Segundo a doutrina, “A inconstitucionalidade dos regulamentos disciplinares editados com fundamento em decretos foi reconhecida com base nos ensinamentos constantes no texto Regulamento disciplinar militar e a suas inconstitucionalidades”. Esse entendimento é compartilhado por Márcio Luís Chila Freyesleben segundo o qual, “Os Regulamentos Disciplinares das Forças Armadas e das Forças Auxiliares tinham, por obra do ordenamento então vigente, força de lei e, ao serem recepcionados pela nova ordem constitucional, sofreram o efeito da novação, para receberem o novo fundamento de validade. Hoje, as transgressões disciplinares devem ser regulamentadas por lei ordinária (art. 5 º, LXI, CF/88) e, portanto, os Regulamentos Disciplinares passaram a ter natureza de lei ordinária, sendo absolutamente correto asseverar que somente poderão ser alterados, modificados ou revogados por lei ordinária, pois é esta a sua natureza”.

Os Estados de São Paulo e Minas Gerais seguindo a regra constitucional estabeleceram seus novos regulamentos por meio de lei, o que deve ser observados pelos demais Estados-membros da Federação, sob pena dos novos regulamentos serem questionados junto ao Poder Judiciário em atendimento ao art. 5º, inciso XXXV, da Constituição Federal.

O regulamento disciplinar do Exército com fundamento na Constituição Federal é inconstitucional, e deve ser editado por meio de lei proveniente do Congresso Nacional. As transgressões disciplinares pós-CF/88 não podem mais ser definidos por meio de decreto, em respeito ao princípio do devido processo legal que se aplica tanto ao processo administrativo como ao processo judicial.

7. Considerações finais

O direito administrativo militar que se aplica aos integrantes das Forças Armadas e Forças Auxiliares fica sujeito aos princípios estabelecidos no art. 37, caput, da Constituição Federal. O administrador público militar ao praticar os atos administrativos deve se ater aos princípios estabelecidos na lei sob pena de nulidade do ato, que poderá inclusive ser revisto pelo Poder Judiciário, que é o guardião dos direitos e garantias fundamentais do cidadão.

A transgressão disciplinar militar segundo o Regulamento da Marinha pode ser entendida como sendo uma contravenção, o que não afasta a observância do princípio da legalidade, que se aplica aos processos administrativos e judiciais.

A Constituição Federal de 1988 estabeleceu que os acusados em processo judicial ou administrativo possuem as mesmas garantias, que têm como fundamento o princípio da ampla defesa e do contraditório, sendo que a liberdade e os bens de qualquer cidadão civil ou militar somente poderão ser cerceados com a observância do devido processo legal.

No Estado de Direito, a liberdade é a regra e a prisão uma exceção, que somente pode ser limitada com fundamento na lei e nos casos previamente estabelecidos.
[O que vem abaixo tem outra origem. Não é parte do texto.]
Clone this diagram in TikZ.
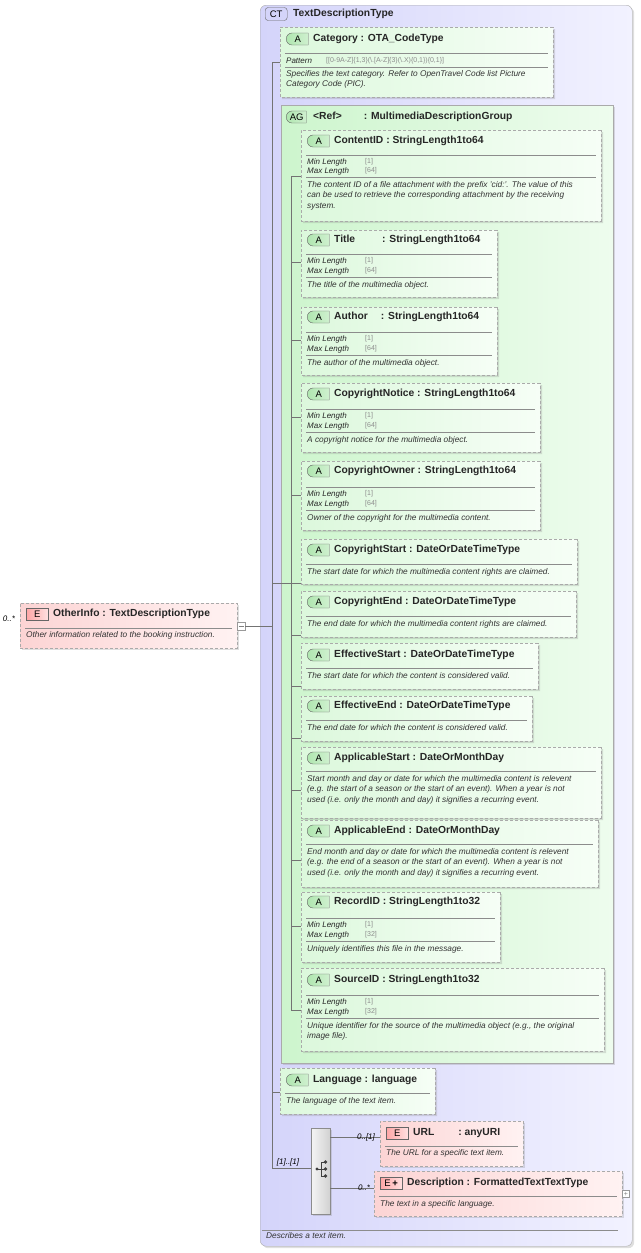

No caso de uma transgressão disciplinar, o art. 5 º, inciso LXI, da CF, permite que o militar seja preso desde que o crime militar e a transgressão disciplinar estejam previstos em lei.

A expressão lei deve ser entendida como sendo a norma proveniente do Poder Legislativo, Federal ou Estadual, no exercício de sua função típica, para que possa produzir os seus jurídicos e legais efeitos. Os regulamentos disciplinares pós CF/88 não podem mais ser modificados por regulamentos expedidos pelo Poder Executivo, mas apenas e tão somente por lei.

A transgressão disciplinar fica sujeita ao princípio da legalidade com fundamento na Constituição Federal. O militar somente poderá ser preso ou punido nos casos estabelecidos em lei em respeitos as regras estabelecidas no art. 5.º, que estabelece os direitos e garantias assegurados a todos os cidadãos, brasileiros natos ou naturalizados, civis ou militares.